* begin *

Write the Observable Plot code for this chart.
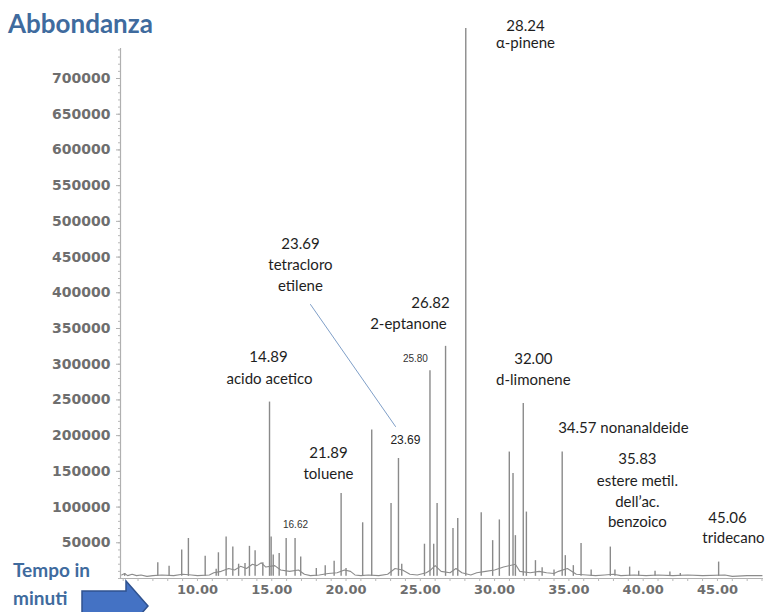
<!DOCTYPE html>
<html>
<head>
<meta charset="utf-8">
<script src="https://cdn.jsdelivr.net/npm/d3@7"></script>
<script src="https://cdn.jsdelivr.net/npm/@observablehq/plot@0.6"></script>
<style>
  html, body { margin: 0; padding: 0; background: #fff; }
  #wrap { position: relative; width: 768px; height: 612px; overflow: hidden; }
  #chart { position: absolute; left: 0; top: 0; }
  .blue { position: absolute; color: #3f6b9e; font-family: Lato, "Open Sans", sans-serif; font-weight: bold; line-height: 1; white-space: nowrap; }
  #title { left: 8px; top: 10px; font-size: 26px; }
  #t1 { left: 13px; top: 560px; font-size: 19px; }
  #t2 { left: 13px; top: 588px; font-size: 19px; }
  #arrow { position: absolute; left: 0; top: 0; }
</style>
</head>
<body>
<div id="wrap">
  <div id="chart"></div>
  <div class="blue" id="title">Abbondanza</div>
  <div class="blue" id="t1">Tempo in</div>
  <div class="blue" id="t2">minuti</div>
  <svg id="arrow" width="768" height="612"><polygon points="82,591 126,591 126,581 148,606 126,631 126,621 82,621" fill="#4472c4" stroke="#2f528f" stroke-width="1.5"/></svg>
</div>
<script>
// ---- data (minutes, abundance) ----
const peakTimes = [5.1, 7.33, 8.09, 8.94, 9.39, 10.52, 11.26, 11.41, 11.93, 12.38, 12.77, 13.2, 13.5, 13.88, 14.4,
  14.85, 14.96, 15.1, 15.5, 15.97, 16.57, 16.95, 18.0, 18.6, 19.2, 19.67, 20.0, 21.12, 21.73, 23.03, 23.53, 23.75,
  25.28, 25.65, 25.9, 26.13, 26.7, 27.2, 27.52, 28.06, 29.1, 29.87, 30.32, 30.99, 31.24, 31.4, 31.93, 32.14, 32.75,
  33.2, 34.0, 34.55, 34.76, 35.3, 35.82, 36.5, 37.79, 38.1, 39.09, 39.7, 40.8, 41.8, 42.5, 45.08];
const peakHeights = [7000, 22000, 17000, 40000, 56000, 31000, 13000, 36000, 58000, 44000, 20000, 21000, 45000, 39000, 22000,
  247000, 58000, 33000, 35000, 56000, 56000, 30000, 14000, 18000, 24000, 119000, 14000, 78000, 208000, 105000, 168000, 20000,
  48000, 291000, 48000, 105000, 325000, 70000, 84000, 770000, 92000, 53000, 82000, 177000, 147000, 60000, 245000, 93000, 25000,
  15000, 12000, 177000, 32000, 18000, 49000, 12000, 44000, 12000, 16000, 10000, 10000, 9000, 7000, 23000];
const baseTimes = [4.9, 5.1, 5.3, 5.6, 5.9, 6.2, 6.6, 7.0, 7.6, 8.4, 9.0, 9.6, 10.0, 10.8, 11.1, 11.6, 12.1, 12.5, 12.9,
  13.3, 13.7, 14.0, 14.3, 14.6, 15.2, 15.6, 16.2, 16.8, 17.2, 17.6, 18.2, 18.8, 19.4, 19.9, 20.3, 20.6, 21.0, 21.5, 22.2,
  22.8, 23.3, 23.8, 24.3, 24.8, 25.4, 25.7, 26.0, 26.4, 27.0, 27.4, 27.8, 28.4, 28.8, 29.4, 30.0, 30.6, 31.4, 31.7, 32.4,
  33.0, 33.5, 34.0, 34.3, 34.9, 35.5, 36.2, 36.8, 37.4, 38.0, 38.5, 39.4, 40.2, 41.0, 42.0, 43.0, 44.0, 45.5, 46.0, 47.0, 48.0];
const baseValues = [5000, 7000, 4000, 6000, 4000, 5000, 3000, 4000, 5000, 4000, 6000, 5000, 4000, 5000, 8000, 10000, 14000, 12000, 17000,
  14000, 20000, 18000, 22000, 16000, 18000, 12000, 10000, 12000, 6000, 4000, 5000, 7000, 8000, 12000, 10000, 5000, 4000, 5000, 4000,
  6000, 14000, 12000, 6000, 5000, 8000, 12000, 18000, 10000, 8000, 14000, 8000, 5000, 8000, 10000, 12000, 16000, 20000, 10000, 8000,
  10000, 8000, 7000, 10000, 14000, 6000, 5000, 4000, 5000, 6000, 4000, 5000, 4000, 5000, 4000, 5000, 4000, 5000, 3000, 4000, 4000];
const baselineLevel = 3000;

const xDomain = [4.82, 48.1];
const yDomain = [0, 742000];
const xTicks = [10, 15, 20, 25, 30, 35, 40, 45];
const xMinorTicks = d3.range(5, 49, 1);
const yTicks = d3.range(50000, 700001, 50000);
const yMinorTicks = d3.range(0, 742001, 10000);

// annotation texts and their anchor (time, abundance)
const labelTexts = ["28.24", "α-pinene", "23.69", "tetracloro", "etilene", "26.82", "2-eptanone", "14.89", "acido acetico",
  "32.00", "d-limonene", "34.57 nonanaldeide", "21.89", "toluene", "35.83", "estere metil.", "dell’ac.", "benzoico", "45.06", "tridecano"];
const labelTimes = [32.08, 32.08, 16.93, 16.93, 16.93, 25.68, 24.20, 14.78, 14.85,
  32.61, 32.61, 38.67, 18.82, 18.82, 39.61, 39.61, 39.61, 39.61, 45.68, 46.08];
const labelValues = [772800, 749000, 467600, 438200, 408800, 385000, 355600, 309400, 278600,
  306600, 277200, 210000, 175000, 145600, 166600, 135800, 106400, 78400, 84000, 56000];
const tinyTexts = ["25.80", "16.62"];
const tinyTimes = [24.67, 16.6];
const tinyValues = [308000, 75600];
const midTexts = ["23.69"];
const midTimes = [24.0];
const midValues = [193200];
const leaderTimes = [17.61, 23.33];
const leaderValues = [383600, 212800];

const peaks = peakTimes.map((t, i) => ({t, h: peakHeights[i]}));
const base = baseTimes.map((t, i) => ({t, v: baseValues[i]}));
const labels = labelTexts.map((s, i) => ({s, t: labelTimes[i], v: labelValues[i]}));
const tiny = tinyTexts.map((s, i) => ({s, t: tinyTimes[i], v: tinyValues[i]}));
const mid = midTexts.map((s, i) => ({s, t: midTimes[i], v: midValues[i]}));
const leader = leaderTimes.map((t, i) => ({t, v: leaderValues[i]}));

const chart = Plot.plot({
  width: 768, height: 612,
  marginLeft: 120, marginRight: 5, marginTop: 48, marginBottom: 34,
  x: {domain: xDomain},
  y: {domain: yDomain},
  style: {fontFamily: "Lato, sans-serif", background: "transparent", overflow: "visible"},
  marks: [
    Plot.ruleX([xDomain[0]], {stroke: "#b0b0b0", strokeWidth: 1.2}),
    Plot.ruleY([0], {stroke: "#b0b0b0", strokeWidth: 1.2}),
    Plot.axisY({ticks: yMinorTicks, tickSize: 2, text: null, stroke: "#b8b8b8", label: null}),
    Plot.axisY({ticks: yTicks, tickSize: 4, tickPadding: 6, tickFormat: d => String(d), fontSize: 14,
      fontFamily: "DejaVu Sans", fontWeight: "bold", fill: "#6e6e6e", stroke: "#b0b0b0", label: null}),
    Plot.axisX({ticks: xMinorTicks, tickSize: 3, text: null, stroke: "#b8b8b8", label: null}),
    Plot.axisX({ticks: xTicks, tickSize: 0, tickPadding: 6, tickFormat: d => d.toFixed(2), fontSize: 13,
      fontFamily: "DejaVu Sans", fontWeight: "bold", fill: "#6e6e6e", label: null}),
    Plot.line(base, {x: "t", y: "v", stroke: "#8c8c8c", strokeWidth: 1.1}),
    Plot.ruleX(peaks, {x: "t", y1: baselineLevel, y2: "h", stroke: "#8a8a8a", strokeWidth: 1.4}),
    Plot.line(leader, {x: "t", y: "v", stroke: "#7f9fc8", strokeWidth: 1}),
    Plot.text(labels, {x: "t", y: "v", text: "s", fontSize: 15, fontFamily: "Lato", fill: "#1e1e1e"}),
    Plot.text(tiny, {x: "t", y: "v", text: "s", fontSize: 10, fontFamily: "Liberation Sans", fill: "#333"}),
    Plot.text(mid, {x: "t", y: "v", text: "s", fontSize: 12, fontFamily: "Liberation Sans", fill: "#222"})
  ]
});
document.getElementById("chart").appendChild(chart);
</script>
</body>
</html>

* end *

= CHALLENGE =
Tally up how many lines in the preceding listing contain the word "chart". Give nothing but the number.

= CORRECT OUTPUT =
5